Released: 4th December
Seen: 28th December
When it comes to movies and their quality, there are no real definitive answers. A film that I love is one that you may hate and vice versa… there is, of course, an exception to this statement. Namely, if you answer “What is the greatest movie of all time” with any movie other than “Citizen Kane”, you are factually inaccurate in the eyes of everyone who would bother to ask that question and will probably be stoned in the streets.
It’s a film that’s influenced almost every film that followed it, even if the filmmakers didn’t see Citizen Kane because the things that Orson Welles did had never been done before and everyone wanted to copy. Indeed, the film is a testament to Orson Welles’ talent since he was the director, producer, actor and writer of a film that changed cinema… OK, he was ONE of the two writers, but for the longest time people almost forgot that there was a second writer, so Netflix is here to change that.
Mank is the story of that second writer, Herman J. Mankiewicz (Gary Oldman) and his experiences writing the bulk of the script that would become Citizen Kane. Intercut with flashbacks showing how Mankiewicz navigated the strange politics of 1930s Hollywood, his relationships with figures like William Randolph Hearst and Irving Thalberg and the severity of his alcoholism. The film paints a full picture of this largely forgotten figure of cinematic history in a visually stunning way. How a man who produced three Marx Brothers films and worked on The Wizard of Oz could be forgotten is beyond me but… well, when you think of Citizen Kane, can we admit that most of us stop after we get to Welles? .
Saying “Oh this David Fincher movie looks good” normally feels like saying “Oh this Oxygen does a really good job of keeping me breathing” but the decision to borrow the visuals from Citizen Kane to tell the story of Mank is the touch of genius that elevates this film. Every shot feels lifted right out of a 1930s film with perfect lighting and composition, the kind that you can tell probably took Fincher a hundred takes just to get the exact right burst of light in the background of a shot. Seriously, this is on that list of films where every frame could be printed into a poster and hung on the wall like a work of art.
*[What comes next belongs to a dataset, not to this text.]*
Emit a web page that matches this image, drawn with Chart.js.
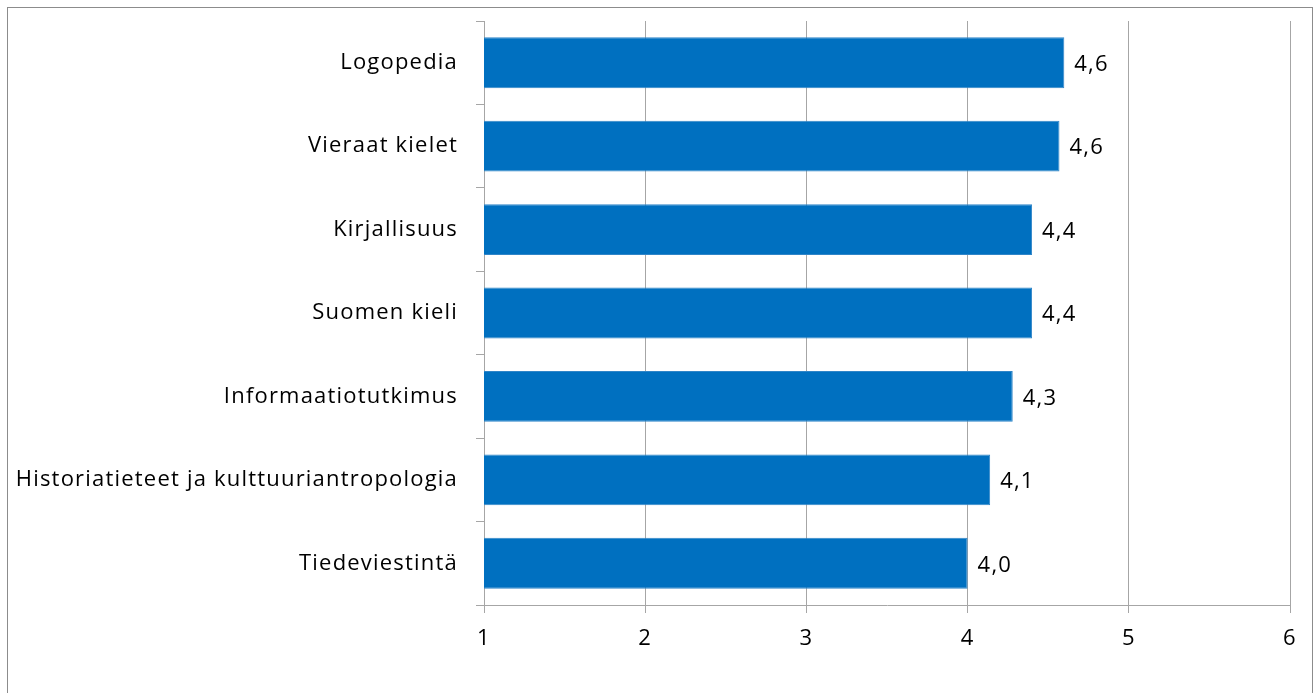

It also shouldn’t be a shock that Mank is one of the best written films of the year, you’d hope it would be since it’s about one of the greatest script writers of all time. Every line of dialogue just flows effortlessly with just the right amount of wit to keep the film engaging. Admittedly there are moments when the need to make each line a witty retort feels a little forced, not everything a writer says out loud is a perfect witticism that is ready to be put in a book of hilarious quotes, but then again that forced perfection also ties in well with the 1930s Hollywood aesthetic where everything was forced to be as close to perfect as possible.
A cynic might look at this film as pure awards bait since it features so many things that the Academy loves, namely being a black & white film about old Hollywood that’s at least trying to be a biopic (though take a lot of this with a grain of salt). However, even if this is just playing for awards it’s also just a genuinely well made film with some great performances, led by Oldman who is delivering one of the best performances of his career (which is saying a lot considering the other performances he’s given).
You can certainly see this being the kind of film that the Academy will love and some audiences might tune out of because it is definitely a lot to take in, with it’s time jumps and large amount of time spent behind the scenes of old Hollywood. Indeed, it’s the kind of film you have to be in the right frame of mind to really get into if the fact that I needed multiple viewings to be able to write this is any indication.
However, once you are in the right frame of mind for this movie, Mank is incredibly enjoyable and expertly made with some of the best cinematography of the year and performances you will love. It’s one of those films that demands all your attention and hopes you know at least a little bit about 1930s cinema to properly enjoy it, and it definitely deserves to make such an ask considering how good it is.